Start

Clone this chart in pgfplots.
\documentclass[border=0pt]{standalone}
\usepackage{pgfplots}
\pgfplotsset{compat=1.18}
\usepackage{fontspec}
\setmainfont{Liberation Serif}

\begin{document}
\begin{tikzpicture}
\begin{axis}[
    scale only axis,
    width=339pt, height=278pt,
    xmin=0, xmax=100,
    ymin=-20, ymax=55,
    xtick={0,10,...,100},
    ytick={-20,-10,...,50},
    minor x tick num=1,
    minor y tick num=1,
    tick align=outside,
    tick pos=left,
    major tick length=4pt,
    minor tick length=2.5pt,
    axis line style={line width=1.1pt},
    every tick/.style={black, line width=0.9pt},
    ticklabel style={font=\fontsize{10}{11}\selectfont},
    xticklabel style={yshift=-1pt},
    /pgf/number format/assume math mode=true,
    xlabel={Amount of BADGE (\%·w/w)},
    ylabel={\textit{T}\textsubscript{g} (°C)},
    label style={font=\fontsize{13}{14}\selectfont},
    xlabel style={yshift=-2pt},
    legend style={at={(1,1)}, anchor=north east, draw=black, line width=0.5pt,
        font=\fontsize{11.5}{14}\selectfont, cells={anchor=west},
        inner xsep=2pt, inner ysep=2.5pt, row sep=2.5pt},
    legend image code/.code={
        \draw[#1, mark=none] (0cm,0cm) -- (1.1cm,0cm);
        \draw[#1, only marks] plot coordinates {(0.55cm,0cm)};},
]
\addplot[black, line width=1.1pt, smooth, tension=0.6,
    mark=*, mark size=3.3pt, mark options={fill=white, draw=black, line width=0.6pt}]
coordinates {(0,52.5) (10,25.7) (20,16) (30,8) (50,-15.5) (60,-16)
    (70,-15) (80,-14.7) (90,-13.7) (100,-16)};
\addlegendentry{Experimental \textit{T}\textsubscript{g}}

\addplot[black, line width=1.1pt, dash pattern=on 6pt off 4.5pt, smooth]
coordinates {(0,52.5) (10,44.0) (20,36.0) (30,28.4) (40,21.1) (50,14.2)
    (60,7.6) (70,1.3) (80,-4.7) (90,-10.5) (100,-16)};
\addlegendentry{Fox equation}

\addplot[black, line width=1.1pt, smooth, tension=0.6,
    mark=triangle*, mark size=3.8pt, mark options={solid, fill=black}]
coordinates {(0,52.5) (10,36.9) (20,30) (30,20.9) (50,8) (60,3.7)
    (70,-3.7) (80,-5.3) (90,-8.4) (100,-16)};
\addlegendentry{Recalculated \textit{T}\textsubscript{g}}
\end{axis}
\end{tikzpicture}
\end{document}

End
Start

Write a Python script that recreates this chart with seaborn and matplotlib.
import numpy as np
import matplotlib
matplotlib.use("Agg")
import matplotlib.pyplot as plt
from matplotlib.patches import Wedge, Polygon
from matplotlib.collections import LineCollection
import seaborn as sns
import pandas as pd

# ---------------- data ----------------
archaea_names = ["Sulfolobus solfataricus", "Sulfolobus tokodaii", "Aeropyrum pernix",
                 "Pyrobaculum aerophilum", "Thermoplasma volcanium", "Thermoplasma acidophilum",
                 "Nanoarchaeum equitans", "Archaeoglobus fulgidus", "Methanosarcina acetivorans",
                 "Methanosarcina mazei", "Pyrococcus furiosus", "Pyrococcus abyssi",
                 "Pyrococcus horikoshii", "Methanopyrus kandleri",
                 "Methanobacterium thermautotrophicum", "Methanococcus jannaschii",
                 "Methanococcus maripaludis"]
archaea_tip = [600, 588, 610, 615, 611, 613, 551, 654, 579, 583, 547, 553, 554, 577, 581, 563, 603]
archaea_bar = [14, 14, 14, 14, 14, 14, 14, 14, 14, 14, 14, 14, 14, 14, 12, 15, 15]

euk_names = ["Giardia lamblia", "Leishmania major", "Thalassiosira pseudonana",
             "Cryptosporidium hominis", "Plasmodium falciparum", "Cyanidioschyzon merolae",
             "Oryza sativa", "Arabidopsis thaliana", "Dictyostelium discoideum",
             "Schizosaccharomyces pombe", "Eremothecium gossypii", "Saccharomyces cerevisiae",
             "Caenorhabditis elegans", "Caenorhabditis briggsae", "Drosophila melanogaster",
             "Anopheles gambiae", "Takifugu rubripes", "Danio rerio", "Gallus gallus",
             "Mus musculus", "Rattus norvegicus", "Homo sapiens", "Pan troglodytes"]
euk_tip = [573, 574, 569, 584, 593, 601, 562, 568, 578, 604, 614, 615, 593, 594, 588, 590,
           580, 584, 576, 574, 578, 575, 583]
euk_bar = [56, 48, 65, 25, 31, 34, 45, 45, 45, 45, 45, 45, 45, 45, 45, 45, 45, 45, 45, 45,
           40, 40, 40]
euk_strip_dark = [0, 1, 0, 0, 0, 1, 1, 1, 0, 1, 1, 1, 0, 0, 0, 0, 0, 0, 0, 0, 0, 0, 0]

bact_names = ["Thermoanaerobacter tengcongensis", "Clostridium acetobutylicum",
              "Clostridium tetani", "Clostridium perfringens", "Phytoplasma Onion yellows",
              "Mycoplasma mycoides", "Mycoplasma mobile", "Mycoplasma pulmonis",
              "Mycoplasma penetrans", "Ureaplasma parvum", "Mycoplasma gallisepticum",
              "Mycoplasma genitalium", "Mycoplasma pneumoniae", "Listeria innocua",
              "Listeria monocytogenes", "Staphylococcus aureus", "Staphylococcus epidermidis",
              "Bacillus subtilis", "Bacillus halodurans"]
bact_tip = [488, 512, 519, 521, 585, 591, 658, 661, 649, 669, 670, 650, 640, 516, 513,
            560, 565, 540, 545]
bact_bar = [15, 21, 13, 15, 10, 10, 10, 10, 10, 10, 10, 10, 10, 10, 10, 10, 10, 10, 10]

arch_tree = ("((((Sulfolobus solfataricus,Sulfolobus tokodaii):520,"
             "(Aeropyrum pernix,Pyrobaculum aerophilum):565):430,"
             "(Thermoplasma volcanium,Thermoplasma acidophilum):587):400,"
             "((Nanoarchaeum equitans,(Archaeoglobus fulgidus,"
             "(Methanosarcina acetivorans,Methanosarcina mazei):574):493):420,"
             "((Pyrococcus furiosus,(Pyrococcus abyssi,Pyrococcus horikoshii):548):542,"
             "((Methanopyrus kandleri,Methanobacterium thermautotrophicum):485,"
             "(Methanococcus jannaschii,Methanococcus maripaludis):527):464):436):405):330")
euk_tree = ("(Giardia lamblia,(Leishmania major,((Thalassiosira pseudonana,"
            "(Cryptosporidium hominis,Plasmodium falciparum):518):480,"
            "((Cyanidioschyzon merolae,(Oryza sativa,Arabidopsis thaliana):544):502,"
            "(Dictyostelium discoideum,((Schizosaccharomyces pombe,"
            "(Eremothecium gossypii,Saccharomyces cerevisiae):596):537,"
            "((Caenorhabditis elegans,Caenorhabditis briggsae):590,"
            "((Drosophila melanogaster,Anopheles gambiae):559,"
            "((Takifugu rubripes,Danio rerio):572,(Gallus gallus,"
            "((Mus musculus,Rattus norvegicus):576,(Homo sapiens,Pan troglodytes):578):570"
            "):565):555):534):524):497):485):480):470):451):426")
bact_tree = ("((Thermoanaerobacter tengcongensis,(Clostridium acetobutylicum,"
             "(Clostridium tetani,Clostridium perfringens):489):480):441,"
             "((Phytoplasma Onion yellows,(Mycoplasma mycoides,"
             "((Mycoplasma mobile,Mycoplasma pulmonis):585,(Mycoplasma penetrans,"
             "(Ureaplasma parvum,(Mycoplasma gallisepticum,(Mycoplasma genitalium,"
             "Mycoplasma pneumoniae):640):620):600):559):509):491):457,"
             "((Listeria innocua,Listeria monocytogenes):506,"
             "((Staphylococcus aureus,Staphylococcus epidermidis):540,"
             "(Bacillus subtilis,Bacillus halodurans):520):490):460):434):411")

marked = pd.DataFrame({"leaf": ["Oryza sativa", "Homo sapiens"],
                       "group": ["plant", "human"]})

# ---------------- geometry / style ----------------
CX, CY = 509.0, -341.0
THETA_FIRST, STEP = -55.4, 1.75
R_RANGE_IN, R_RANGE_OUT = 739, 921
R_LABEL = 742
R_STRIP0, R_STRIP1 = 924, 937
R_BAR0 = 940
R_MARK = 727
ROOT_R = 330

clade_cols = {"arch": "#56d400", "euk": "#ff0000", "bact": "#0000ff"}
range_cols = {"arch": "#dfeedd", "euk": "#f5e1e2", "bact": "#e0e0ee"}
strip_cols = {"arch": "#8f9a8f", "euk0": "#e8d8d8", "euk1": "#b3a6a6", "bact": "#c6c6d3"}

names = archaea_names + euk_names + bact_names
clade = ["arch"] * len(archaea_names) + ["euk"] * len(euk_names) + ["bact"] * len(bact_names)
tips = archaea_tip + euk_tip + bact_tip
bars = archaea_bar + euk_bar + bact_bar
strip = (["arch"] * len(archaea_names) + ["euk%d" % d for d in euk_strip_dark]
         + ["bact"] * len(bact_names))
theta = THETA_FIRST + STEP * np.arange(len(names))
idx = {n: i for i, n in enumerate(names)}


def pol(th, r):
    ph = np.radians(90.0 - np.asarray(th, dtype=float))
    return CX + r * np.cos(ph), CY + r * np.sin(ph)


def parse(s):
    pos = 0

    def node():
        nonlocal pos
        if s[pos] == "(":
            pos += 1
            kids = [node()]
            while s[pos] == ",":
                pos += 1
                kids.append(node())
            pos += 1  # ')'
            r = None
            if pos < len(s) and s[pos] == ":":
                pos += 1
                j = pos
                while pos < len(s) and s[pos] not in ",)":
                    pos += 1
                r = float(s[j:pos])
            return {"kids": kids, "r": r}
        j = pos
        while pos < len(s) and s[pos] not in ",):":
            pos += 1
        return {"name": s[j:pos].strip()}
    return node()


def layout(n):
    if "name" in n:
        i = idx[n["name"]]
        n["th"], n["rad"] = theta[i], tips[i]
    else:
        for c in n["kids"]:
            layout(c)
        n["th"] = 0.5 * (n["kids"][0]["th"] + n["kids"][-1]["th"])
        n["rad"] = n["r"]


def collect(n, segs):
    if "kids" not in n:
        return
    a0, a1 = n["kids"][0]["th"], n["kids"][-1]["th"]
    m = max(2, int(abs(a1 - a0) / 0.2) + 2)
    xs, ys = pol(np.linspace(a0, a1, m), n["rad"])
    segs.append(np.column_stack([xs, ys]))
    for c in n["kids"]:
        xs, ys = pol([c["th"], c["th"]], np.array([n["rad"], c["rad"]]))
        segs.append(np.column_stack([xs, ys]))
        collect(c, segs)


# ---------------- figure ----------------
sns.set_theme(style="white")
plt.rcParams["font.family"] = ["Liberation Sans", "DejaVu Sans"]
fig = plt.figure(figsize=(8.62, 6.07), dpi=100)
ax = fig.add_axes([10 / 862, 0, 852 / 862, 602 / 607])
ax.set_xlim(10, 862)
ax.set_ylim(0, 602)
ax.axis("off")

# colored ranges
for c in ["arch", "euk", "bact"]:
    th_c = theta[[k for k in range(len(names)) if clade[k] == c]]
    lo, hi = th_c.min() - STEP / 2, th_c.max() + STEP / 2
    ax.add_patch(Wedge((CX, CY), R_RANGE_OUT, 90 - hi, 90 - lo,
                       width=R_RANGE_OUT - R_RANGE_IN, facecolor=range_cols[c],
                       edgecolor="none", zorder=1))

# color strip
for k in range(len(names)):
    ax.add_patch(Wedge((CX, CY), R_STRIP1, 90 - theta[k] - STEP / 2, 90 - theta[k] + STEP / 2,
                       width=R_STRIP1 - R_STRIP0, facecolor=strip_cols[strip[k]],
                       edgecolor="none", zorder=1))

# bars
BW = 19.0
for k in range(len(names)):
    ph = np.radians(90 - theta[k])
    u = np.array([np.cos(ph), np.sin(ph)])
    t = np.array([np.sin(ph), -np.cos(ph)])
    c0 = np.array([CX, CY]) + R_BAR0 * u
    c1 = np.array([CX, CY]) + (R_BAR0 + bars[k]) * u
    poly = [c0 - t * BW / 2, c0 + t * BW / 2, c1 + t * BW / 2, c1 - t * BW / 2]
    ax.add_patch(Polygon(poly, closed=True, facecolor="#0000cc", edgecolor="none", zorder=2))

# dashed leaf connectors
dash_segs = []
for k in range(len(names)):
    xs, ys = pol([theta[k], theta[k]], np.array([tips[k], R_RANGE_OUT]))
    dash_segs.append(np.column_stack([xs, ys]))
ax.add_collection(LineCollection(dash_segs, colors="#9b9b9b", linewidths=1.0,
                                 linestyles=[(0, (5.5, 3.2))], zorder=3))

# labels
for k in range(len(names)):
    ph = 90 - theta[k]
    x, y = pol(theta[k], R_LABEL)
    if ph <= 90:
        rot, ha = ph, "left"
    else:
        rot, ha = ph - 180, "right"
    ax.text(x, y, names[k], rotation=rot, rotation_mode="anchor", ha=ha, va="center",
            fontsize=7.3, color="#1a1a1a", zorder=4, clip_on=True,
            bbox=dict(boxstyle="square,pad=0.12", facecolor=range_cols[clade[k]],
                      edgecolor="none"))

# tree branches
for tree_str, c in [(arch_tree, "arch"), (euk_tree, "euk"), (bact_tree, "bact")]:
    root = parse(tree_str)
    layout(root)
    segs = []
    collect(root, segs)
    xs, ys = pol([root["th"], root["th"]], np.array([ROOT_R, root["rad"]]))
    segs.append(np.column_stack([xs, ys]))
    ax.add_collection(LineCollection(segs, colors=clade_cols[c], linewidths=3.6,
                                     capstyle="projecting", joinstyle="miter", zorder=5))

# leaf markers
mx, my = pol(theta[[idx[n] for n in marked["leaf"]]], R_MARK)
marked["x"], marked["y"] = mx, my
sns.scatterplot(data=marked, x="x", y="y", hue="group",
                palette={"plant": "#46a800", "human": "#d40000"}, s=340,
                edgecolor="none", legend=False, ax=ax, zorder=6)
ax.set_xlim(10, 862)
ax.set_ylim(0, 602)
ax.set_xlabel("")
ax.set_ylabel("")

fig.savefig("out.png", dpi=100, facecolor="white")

End

## [What is expected]
Where a line above holds the string "matplotlib", show that line.

## [Result of the exercise]
Write a Python script that recreates this chart with seaborn and matplotlib.
import matplotlib
matplotlib.use("Agg")
import matplotlib.pyplot as plt
from matplotlib.patches import Wedge, Polygon
from matplotlib.collections import LineCollection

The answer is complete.